Which lines have the string "chart"? Copy all of them from the entries below.
-- Begin Dataset --
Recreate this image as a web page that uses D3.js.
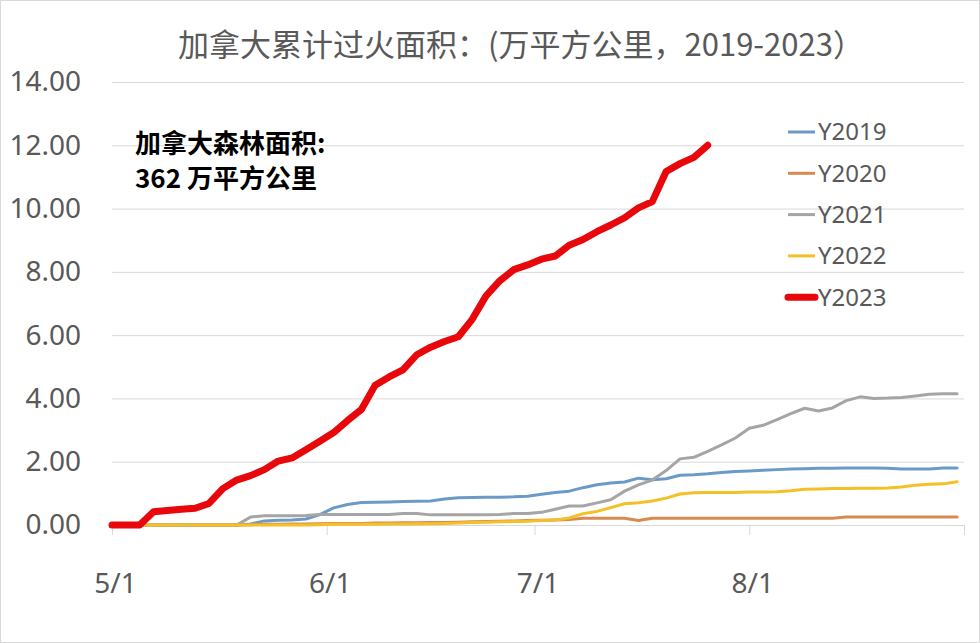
<!DOCTYPE html>
<html>
<head>
<meta charset="utf-8">
<script src="https://cdn.jsdelivr.net/npm/d3@7"></script>
<style>
  body { margin: 0; background: #fff; }
  svg { display: block; font-family: "Noto Sans", "Noto Sans CJK SC", sans-serif; }
</style>
</head>
<body>
<svg id="chart" width="980" height="643"></svg>
<script>
// Day offsets from May 1 (every 2 days)
let dayOffsets = d3.range(0, 123, 2);

let y2019 = [0, 0, 0, 0, 0, 0, 0, 0, 0, 0, 0.03, 0.13, 0.15, 0.16, 0.19, 0.33, 0.54, 0.65, 0.71, 0.72,
    0.73, 0.74, 0.75, 0.76, 0.82, 0.86, 0.87, 0.88, 0.88, 0.89, 0.91, 0.97, 1.03, 1.07, 1.18, 1.27, 1.33, 1.36, 1.48, 1.43,
    1.46, 1.57, 1.59, 1.62, 1.66, 1.69, 1.71, 1.73, 1.75, 1.77, 1.78, 1.79, 1.79, 1.8, 1.8, 1.8, 1.79, 1.77, 1.77, 1.77,
    1.8, 1.8];

let y2020 = [0, 0, 0, 0, 0, 0, 0, 0, 0, 0, 0.01, 0.02, 0.02, 0.03, 0.03, 0.04, 0.05, 0.05, 0.05, 0.06,
    0.06, 0.07, 0.07, 0.08, 0.08, 0.09, 0.1, 0.11, 0.12, 0.13, 0.14, 0.15, 0.16, 0.17, 0.21, 0.21, 0.21, 0.21, 0.14, 0.21,
    0.21, 0.21, 0.21, 0.21, 0.21, 0.21, 0.21, 0.21, 0.21, 0.21, 0.21, 0.21, 0.21, 0.25, 0.25, 0.25, 0.25, 0.25, 0.25, 0.25,
    0.25, 0.25];

let y2021 = [0, 0, 0, 0, 0, 0, 0, 0, 0, 0, 0.25, 0.29, 0.29, 0.29, 0.3, 0.33, 0.33, 0.33, 0.33, 0.33,
    0.33, 0.36, 0.36, 0.32, 0.32, 0.32, 0.32, 0.32, 0.33, 0.36, 0.36, 0.4, 0.5, 0.6, 0.6, 0.7, 0.8, 1.07, 1.27, 1.42,
    1.72, 2.09, 2.14, 2.33, 2.53, 2.75, 3.06, 3.15, 3.33, 3.52, 3.69, 3.6, 3.7, 3.93, 4.05, 4.0, 4.01, 4.03, 4.08, 4.13,
    4.15, 4.15];

let y2022 = [0, 0, 0, 0, 0, 0, 0, 0, 0, 0, 0, 0, 0, 0, 0, 0.01, 0.02, 0.02, 0.02, 0.02,
    0.03, 0.03, 0.04, 0.04, 0.05, 0.06, 0.08, 0.09, 0.1, 0.11, 0.12, 0.14, 0.16, 0.22, 0.36, 0.43, 0.55, 0.67, 0.7, 0.76,
    0.85, 0.98, 1.02, 1.03, 1.03, 1.03, 1.04, 1.04, 1.05, 1.08, 1.13, 1.14, 1.15, 1.15, 1.16, 1.16, 1.17, 1.2, 1.26, 1.29,
    1.3, 1.37];

let y2023 = [0, 0, 0, 0.42, 0.46, 0.5, 0.53, 0.68, 1.15, 1.42, 1.56, 1.75, 2.02, 2.12, 2.38, 2.65, 2.92, 3.3, 3.65, 4.42,
    4.68, 4.9, 5.38, 5.62, 5.8, 5.95, 6.5, 7.24, 7.72, 8.07, 8.22, 8.4, 8.5, 8.84, 9.02, 9.27, 9.48, 9.71, 10.02, 10.22,
    11.17, 11.42, 11.62, 12.0];

let seriesNames = ['Y2019', 'Y2020', 'Y2021', 'Y2022', 'Y2023'];
let seriesColors = ['#6A9BC8', '#D98A52', '#A5A5A5', '#F5BF26', '#E8070B'];
let seriesWidths = [3, 3, 3, 3, 7];
let seriesValues = [y2019, y2020, y2021, y2022, y2023];

let yTicks = [0, 2, 4, 6, 8, 10, 12, 14];
let xTickLabels = ['5/1', '6/1', '7/1', '8/1', ''];

let title = '加拿大累计过火面积：(万平方公里，2019-2023）';
let noteLines = ['加拿大森林面积:', '362 万平方公里'];

let startDate = new Date(2023, 4, 1);
let endDate = new Date(2023, 8, 1);

let svg = d3.select('#chart');
let margin = { top: 82, left: 112, right: 980 - 964, bottom: 643 - 525 };
let width = 980 - margin.left - margin.right;
let height = 643 - margin.top - margin.bottom;

// Outer border
svg.append('rect')
    .attr('x', 0.5).attr('y', 0.5)
    .attr('width', 979).attr('height', 642)
    .attr('fill', '#fff')
    .attr('stroke', '#d9d9d9');

let x = d3.scaleTime().domain([startDate, endDate]).range([0, width]);
let y = d3.scaleLinear().domain([0, 14]).range([height, 0]);

let g = svg.append('g').attr('transform', `translate(${margin.left},${margin.top})`);

// Gridlines
g.append('g')
    .call(d3.axisLeft(y).tickValues(yTicks.slice(1)).tickSize(-width).tickFormat(''))
    .call((s) => s.select('.domain').remove())
    .call((s) => s.selectAll('line').attr('stroke', '#d9d9d9').attr('stroke-width', 1));

// Y labels
g.append('g')
    .call(d3.axisLeft(y).tickValues(yTicks).tickSize(0).tickPadding(31).tickFormat(d3.format('.2f')))
    .call((s) => s.select('.domain').remove())
    .call((s) => s.selectAll('text')
        .attr('fill', '#595959')
        .attr('font-size', 28)
        .attr('font-family', '"Noto Sans", sans-serif'));

// X axis
let xTickValues = d3.timeMonth.range(startDate, d3.timeDay.offset(endDate, 1));
g.append('g')
    .attr('transform', `translate(0,${height})`)
    .call(d3.axisBottom(x).tickValues(xTickValues).tickSize(10).tickSizeOuter(0).tickPadding(38)
        .tickFormat((d, i) => xTickLabels[i]))
    .call((s) => s.select('.domain').attr('stroke', '#d9d9d9'))
    .call((s) => s.selectAll('line').attr('stroke', '#d9d9d9'))
    .call((s) => s.selectAll('text')
        .attr('fill', '#595959')
        .attr('font-size', 28)
        .attr('dx', 3)
        .attr('font-family', '"Noto Sans", sans-serif'));

// Lines
let line = d3.line()
    .defined((d) => d.v != null)
    .x((d) => x(d3.timeDay.offset(startDate, d.day)))
    .y((d) => y(d.v));

seriesValues.forEach((vals, i) => {
    let pts = vals.map((v, j) => ({ day: dayOffsets[j], v: v }));
    g.append('path')
        .datum(pts)
        .attr('fill', 'none')
        .attr('stroke', seriesColors[i])
        .attr('stroke-width', seriesWidths[i])
        .attr('stroke-linejoin', 'round')
        .attr('stroke-linecap', 'round')
        .attr('d', line);
});

// Title
svg.append('text')
    .attr('x', 521).attr('y', 56)
    .attr('text-anchor', 'middle')
    .attr('font-family', '"Noto Sans CJK SC", sans-serif')
    .attr('font-size', 31)
    .attr('fill', '#595959')
    .text(title);

// Note
noteLines.forEach((t, i) => {
    svg.append('text')
        .attr('x', 135).attr('y', 153 + i * 35)
        .attr('font-family', '"Noto Sans CJK SC", sans-serif')
        .attr('font-size', 26)
        .attr('font-weight', 'bold')
        .attr('fill', '#000')
        .text(t);
});

// Legend
let legend = svg.append('g');
seriesNames.forEach((name, i) => {
    let ly = 132 + i * 41.3;
    legend.append('line')
        .attr('x1', 788).attr('x2', 815)
        .attr('y1', ly).attr('y2', ly)
        .attr('stroke', seriesColors[i])
        .attr('stroke-width', seriesWidths[i])
        .attr('stroke-linecap', i === 4 ? 'round' : 'butt');
    legend.append('text')
        .attr('x', 818).attr('y', ly)
        .attr('dy', '0.35em')
        .attr('font-size', 24)
        .attr('fill', '#595959')
        .text(name);
});
</script>
</body>
</html>
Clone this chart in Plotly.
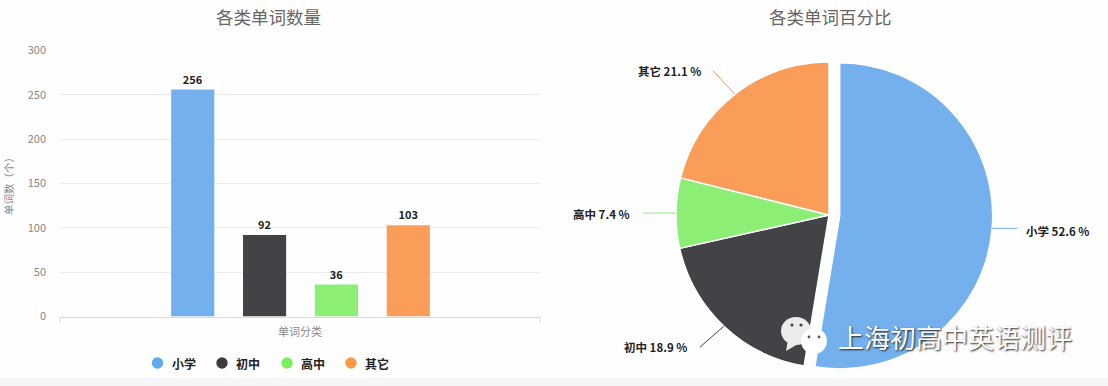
-- End Dataset --
> Finished exercise:
<svg id="chart" width="980" height="643"></svg>
let svg = d3.select('#chart');
Clone this chart in Plotly.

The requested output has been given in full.